Estimation of cooling water activation in high-energy heavy ion medical accelerator

Abstract

The estimation of air, material, and cooling water activation is essential for designing a robust nuclear safety protocol for high-energy heavy ion medical accelerators. Demineralized cooling water activation is simulated for the C-12 ion beam medical accelerator (synchrotron) with a maximum energy of 430 MeV/u. Three conservative scenarios are proposed for the estimation of demineralized cooling water activation. Simulations were performed by using a combination of MCNPX2.7.0 and VCINDER codes. Simulation parameters were optimized to match the volume of the cooling water in the accelerator system. The sums of the ratios of specific activities to unrestricted release limits were calculated for the three scenarios as a function of decay time. All activity concentrations are far less than the corresponding unrestricted release limits after a 1-day decay time because the sums of the ratios are all less than 1.0. Noticeable hazardous radioactive elements were found to be H-3, Be-7, and C-11 which have relatively long half-life times.
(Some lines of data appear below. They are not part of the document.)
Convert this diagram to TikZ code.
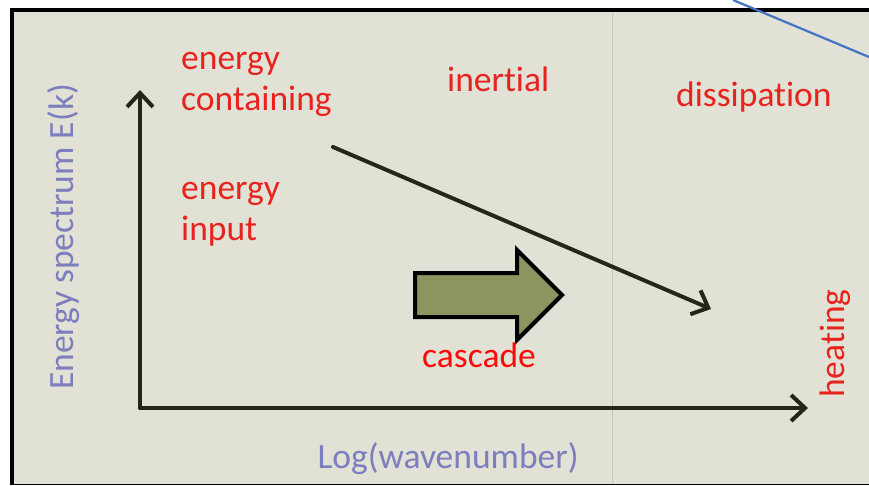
\documentclass[tikz,border=0pt]{standalone}
\usepackage{fontspec}
\setmainfont[Ligatures=NoCommon]{Carlito}
\usetikzlibrary{arrows.meta}
\definecolor{bgbeige}{HTML}{E1E1D5}
\definecolor{axisdark}{HTML}{25251A}
\definecolor{lblred}{HTML}{E8231E}
\definecolor{lblbright}{HTML}{FF0A0A}
\definecolor{lblblue}{HTML}{7C7EBE}
\definecolor{olive}{HTML}{8E9460}
\definecolor{sepline}{HTML}{C9C9B2}
\definecolor{bluel}{HTML}{4472C4}
\tikzset{
  lbl/.style={text=lblred, font=\fontsize{35.5}{41}\selectfont, inner sep=0pt, align=left},
  axlbl/.style={text=lblblue, font=\fontsize{35.5}{41}\selectfont, inner sep=0pt},
  axisline/.style={draw=axisdark, line width=4pt, line cap=round, line join=round,
    -{Straight Barb[length=14pt,width=26pt,line width=4pt]}},
}
\begin{document}
\begin{tikzpicture}[x=1pt,y=-1pt]
\useasboundingbox (0,0) rectangle (869,485);
\fill[white] (0,0) rectangle (869,485);
\fill[bgbeige] (12,10) rectangle (869,485);
\draw[sepline, line width=0.8pt] (612,12) -- (612,485);
\draw[black, line width=4pt] (12,485) -- (12,10) -- (869,10);
\draw[black, line width=1pt] (12,484.5) -- (869,484.5);
\coordinate (b1) at (733,0);
\coordinate (b2) at (869,57);
\draw[bluel, line width=2.2pt] (b1) -- (b2);
% axes
\coordinate (origin) at (140,408);
\coordinate (ytop) at (140,90);
\coordinate (xend) at (808,408);
\draw[axisline] (origin) -- (ytop);
\draw[axisline] (origin) -- (xend);
% diagonal
\coordinate (d1) at (333,147);
\coordinate (d2) at (711,309);
\draw[axisline] (d1) -- (d2);
% block arrow
\draw[fill=olive, draw=black, line width=4pt, line join=miter]
  (415,273) -- (517,273) -- (517,250) -- (562,295) -- (517,340) -- (517,317) -- (415,317) -- cycle;
% labels
\node[lbl, anchor=base west] (ec) at (181,110) {energy\\containing};
\node[lbl, anchor=base west] (ei) at (181,240) {energy\\input};
\node[lbl, anchor=base west] (in) at (447,91) {inertial};
\node[lbl, anchor=base west] (di) at (676,106) {dissipation};
\node[lbl, text=lblbright, anchor=base west] (ca) at (422,367) {cascade};
\node[lbl, rotate=90, anchor=base west] (he) at (844,398) {heating};
\node[axlbl, anchor=base] (xl) at (448,468) {Log(wavenumber)};
\node[axlbl, rotate=90, anchor=base] (yl) at (73,237) {Energy spectrum E(k)};
\end{tikzpicture}
\end{document}
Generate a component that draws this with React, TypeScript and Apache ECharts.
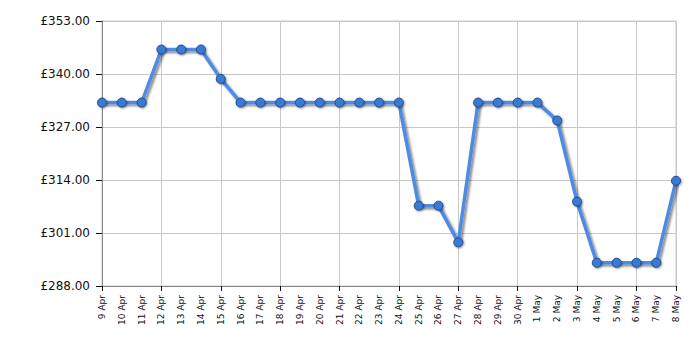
import React, { useEffect, useRef } from "react";
import * as echarts from "echarts";

const categories = [
  "9 Apr", "10 Apr", "11 Apr", "12 Apr", "13 Apr", "14 Apr", "15 Apr", "16 Apr", "17 Apr", "18 Apr",
  "19 Apr", "20 Apr", "21 Apr", "22 Apr", "23 Apr", "24 Apr", "25 Apr", "26 Apr", "27 Apr", "28 Apr",
  "29 Apr", "30 Apr", "1 May", "2 May", "3 May", "4 May", "5 May", "6 May", "7 May", "8 May",
];

const prices = [
  332.99, 332.99, 332.99, 346.0, 346.0, 346.0, 338.8, 332.99, 332.99, 332.99,
  332.99, 332.99, 332.99, 332.99, 332.99, 332.99, 307.7, 307.7, 298.7, 332.99,
  332.99, 332.99, 332.99, 328.6, 308.7, 293.7, 293.7, 293.7, 293.7, 313.8,
];

const yMin = 288;
const yMax = 353;
const yStep = 13;

export default function App() {
  const ref = useRef<HTMLDivElement>(null);
  useEffect(() => {
    if (!ref.current) return;
    const chart = echarts.init(ref.current, null, { renderer: "svg" });
    chart.setOption({
      animation: false,
      backgroundColor: "#ffffff",
      grid: {
        left: 102,
        right: 24,
        top: 21,
        bottom: 64,
        show: true,
        borderColor: "#c8c8c8",
        borderWidth: 1,
      },
      xAxis: {
        type: "category",
        data: categories,
        boundaryGap: false,
        axisLine: { lineStyle: { color: "#888888", width: 1 } },
        axisTick: { show: true, interval: 2, length: 5, lineStyle: { color: "#111" } },
        axisLabel: {
          interval: 0,
          rotate: 90,
          fontFamily: "DejaVu Sans",
          fontSize: 9,
          color: "#111",
          margin: 9,
        },
        splitLine: { show: true, interval: 2, lineStyle: { color: "#c8c8c8", width: 1 } },
      },
      yAxis: {
        type: "value",
        min: yMin,
        max: yMax,
        interval: yStep,
        axisLine: { show: true, lineStyle: { color: "#888888", width: 1 } },
        axisTick: { show: true, length: 6, lineStyle: { color: "#111" } },
        axisLabel: {
          formatter: (v: number) => "£" + v.toFixed(2),
          fontFamily: "DejaVu Sans",
          fontSize: 12,
          color: "#111",
          margin: 12,
        },
        splitLine: { show: true, lineStyle: { color: "#c8c8c8", width: 1 } },
      },
      series: [
        {
          type: "line",
          data: prices,
          symbol: "circle",
          symbolSize: 9,
          lineStyle: {
            color: "#4d8ce2",
            width: 3.5,
            shadowColor: "rgba(0,0,0,0.45)",
            shadowOffsetX: 2,
            shadowOffsetY: 2,
            shadowBlur: 2,
          },
          itemStyle: {
            color: "#3b7ad4",
            borderColor: "#1f4a8a",
            borderWidth: 1,
            shadowColor: "rgba(0,0,0,0.4)",
            shadowOffsetX: 1,
            shadowOffsetY: 1,
            shadowBlur: 2,
          },
        },
      ],
    });
    return () => chart.dispose();
  }, []);
  return <div ref={ref} style={{ width: 700, height: 350, margin: -8 }} />;
}
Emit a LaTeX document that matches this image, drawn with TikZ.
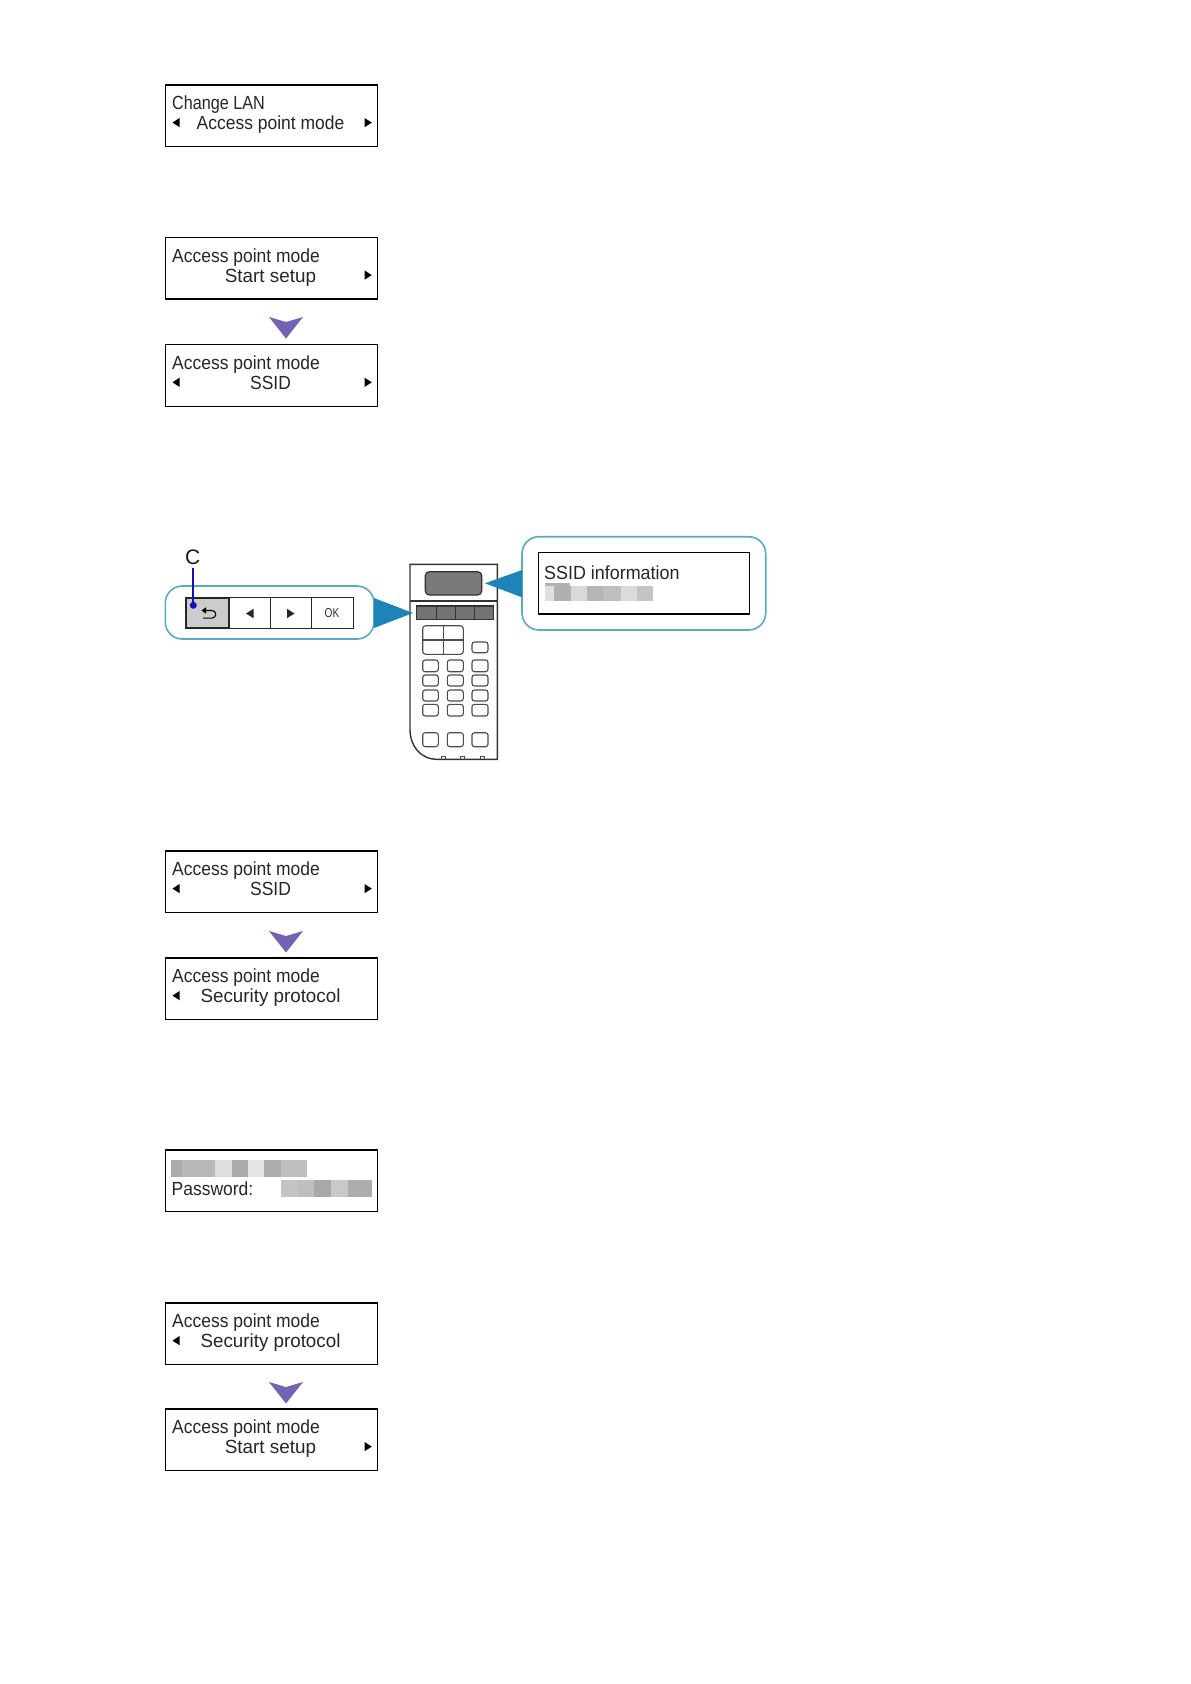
\documentclass[tikz,border=0pt]{standalone}
\usepackage{fontspec}
\setmainfont{Liberation Sans}
\newcommand{\lcdfont}{\fontsize{19}{19}\selectfont}
\newcommand{\wider}[2]{\scalebox{#1}[1]{#2}}
\tikzset{
  x=1pt,y=-1pt,
  lcdbox/.style={draw=black,line width=1.4pt,fill=white},
  lcdtext/.style={inner sep=0pt,font=\lcdfont,text=black!85,xscale=0.92},
  marker/.style={fill=black,draw=none},
  flow/.style={fill=flowviolet,draw=none},
  bubble/.style={draw=bubbleblue,line width=1.6pt,fill=white,rounded corners=17pt},
  pointer/.style={fill=pointerblue,draw=none},
  panelline/.style={draw=black!80,line width=1.4pt},
  keycap/.style={draw=black!70,line width=1.1pt,fill=white,rounded corners=2.5pt},
  softkey/.style={draw=black!85,line width=1.3pt,fill=white},
  blur/.style={draw=none}
}
\definecolor{flowviolet}{HTML}{7463B5}
\definecolor{bubbleblue}{HTML}{5BA8C9}
\definecolor{pointerblue}{HTML}{1C84B8}
\definecolor{leaderblue}{HTML}{1212B4}
% #1 name, #2 top y, #3 line one, #4 line two
\newcommand{\lcdpanel}[4]{%
  \draw[lcdbox] (165.5,#2) rectangle (377.5,#2+61.5);
  \node[lcdtext,anchor=base west] (#1a) at (172,#2+24.5) {#3};
  \node[lcdtext,anchor=base] (#1b) at (270.5,#2+44.5) {#4};
}
\newcommand{\lcdleft}[1]{\fill[marker] (172.5,#1+37.6) -- (179.5,#1+33) -- (179.5,#1+42.2) -- cycle;}
\newcommand{\lcdright}[1]{\fill[marker] (371.8,#1+37.6) -- (364.6,#1+33) -- (364.6,#1+42.2) -- cycle;}
\newcommand{\flowarrow}[1]{\fill[flow] (269,#1) -- (286,#1+5) -- (303,#1) -- (286,#1+21.5) -- cycle;}
\newcommand{\blurrow}[3]{% y0, y1, list x0/x1/gray
  \foreach \xa/\xb/\g in {#3}{\fill[blur,fill=black!\g] (\xa,#1) rectangle (\xb,#2);}
}
\begin{document}
\begin{tikzpicture}
\useasboundingbox (0,0) rectangle (1191,1684);
\fill[white] (0,0) rectangle (1191,1684);

% LCD screens
\lcdpanel{one}{85}{\wider{0.925}{Change LAN}}{Access point mode}
\lcdleft{85}\lcdright{85}
\lcdpanel{two}{237.5}{Access point mode}{\wider{1.08}{Start setup}}
\lcdright{237.5}
\flowarrow{317}
\lcdpanel{three}{344.7}{Access point mode}{SSID}
\lcdleft{344.7}\lcdright{344.7}
\lcdpanel{four}{851}{Access point mode}{SSID}
\lcdleft{851}\lcdright{851}
\flowarrow{931}
\lcdpanel{five}{958}{Access point mode}{\wider{1.075}{Security protocol}}
\lcdleft{958}
\lcdpanel{six}{1150}{}{}
\blurrow{1160}{1177.3}{170.7/182/33,182/215/28,215/232/13,232/248/33,248/264/10,264/281/32,281/306.7/25}
\node[lcdtext,anchor=base west] (pw) at (171.5,1195) {Password:};
\blurrow{1180}{1196.7}{281/298/23,298/314/25,314/331/34,331/348/21,348/371.7/32}
\lcdpanel{seven}{1303}{Access point mode}{\wider{1.075}{Security protocol}}
\lcdleft{1303}
\flowarrow{1382}
\lcdpanel{eight}{1409}{Access point mode}{\wider{1.08}{Start setup}}
\lcdright{1409}

% Printer control panel
\draw[panelline,fill=white] (497.3,759.3) -- (437,759.3) .. controls (420,759.3) and (410,745) .. (410,730) -- (410,564.3) -- (497.3,564.3) -- cycle;
\draw[panelline] (410,601) -- (497.3,601);
\draw[draw=black!80,line width=1.2pt,fill=black!52,rounded corners=4pt] (425.3,571.7) rectangle (481.7,595);
\draw[draw=black!80,line width=1.1pt,fill=black!55] (416.7,606) rectangle (493.3,619.3);
\draw[draw=black!80,line width=0.9pt] (436.7,606) -- (436.7,619.3) (455.7,606) -- (455.7,619.3) (474,606) -- (474,619.3);
\draw[keycap,rounded corners=3pt] (422.7,625.7) rectangle (463.3,654.3);
\draw[draw=black!70,line width=1.1pt] (443.3,625.7) -- (443.3,654.3) (422.7,640) -- (463.3,640);
\draw[keycap] (472,642) rectangle (488,652.7);
\foreach \ya/\yb in {660/671.7,675/686,690/701,704.3/716,732.7/746.7}{
  \draw[keycap] (422.7,\ya) rectangle (438.3,\yb);
  \draw[keycap] (447.3,\ya) rectangle (463.3,\yb);
  \draw[keycap] (472,\ya) rectangle (488,\yb);
}
\foreach \xx in {443.3,462.7,482}{
  \draw[draw=black!70,line width=0.9pt] (\xx-2,759.3) -- (\xx-2,756.5) -- (\xx+2,756.5) -- (\xx+2,759.3);
}

% Left callout
\draw[bubble] (165.3,586) rectangle (374,639);
\fill[pointer] (374,598) -- (413,613) -- (374,628) -- cycle;
\draw[softkey] (229.3,597.7) rectangle (353.3,628.3);
\draw[softkey] (270.7,597.7) -- (270.7,628.3) (311.3,597.7) -- (311.3,628.3);
\draw[draw=black!85,line width=1.9pt,fill=black!20] (186,597.7) rectangle (229.3,628.3);
% return glyph
\draw[black,line width=1.1pt] (205,610.5) -- (212,610.5) arc (-90:90:3.8) -- (203,618.1);
\fill[black] (201.5,610.5) -- (206,607.3) -- (206,613.7) -- cycle;
\fill[black!85] (246,613.5) -- (253.5,608.8) -- (253.5,618.2) -- cycle;
\fill[black!85] (294.5,613.5) -- (287,608.8) -- (287,618.2) -- cycle;
\node[inner sep=0pt,font=\fontsize{13}{13}\selectfont,text=black!80,xscale=0.78] (okkey) at (332,613.5) {OK};
\node[circle,fill=leaderblue,inner sep=0pt,minimum size=7pt] (cdot) at (193.3,605.3) {};
\node[inner sep=0pt,font=\fontsize{21}{21}\selectfont,text=black!90] (clabel) at (192.7,557) {C};
\coordinate (ctop) at (193.3,567.7);
\draw[leaderblue,line width=2pt] (ctop) -- (cdot);

% Right callout
\draw[bubble] (522,536.7) rectangle (765.7,630);
\fill[pointer] (522,570) -- (485,583.3) -- (522,597.3) -- cycle;
\draw[lcdbox] (538.3,552.7) rectangle (749.3,614);
\node[lcdtext,anchor=base west] (ssidinfo) at (544,579.3) {\wider{1.025}{SSID information}};
\fill[black!30] (545,582.5) rectangle (570,585.7);
\blurrow{585.7}{600.7}{545/554/12,554/571/31,571/587/15,587/603/29,603/621/25,621/637/14,637/653.3/23}
\end{tikzpicture}
\end{document}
Although hazardous radioactive elements with relatively short half-life times (within 10 min), such as N-13, O-14, and O-15, are also produced in large concentrations, there are no unrestricted release limits specified in the table issued by the National and International Radiation Protection Ordinances. The estimation of cooling water activation is useful for designing a nuclear safety protocol for high-energy heavy ion medical accelerator facilities. Specifically, the results suggest that the direct discharge of the cooling water waste into the environment (in case of an accident or the end of the life cycle of cooling water) must not be permitted. A separate reservoir for cooling water waste collection is recommended with a dedicated real-time measuring equipment to measure the concentrations of H-3, Be-7, C-11, N-13, O-14, and O-15 separately.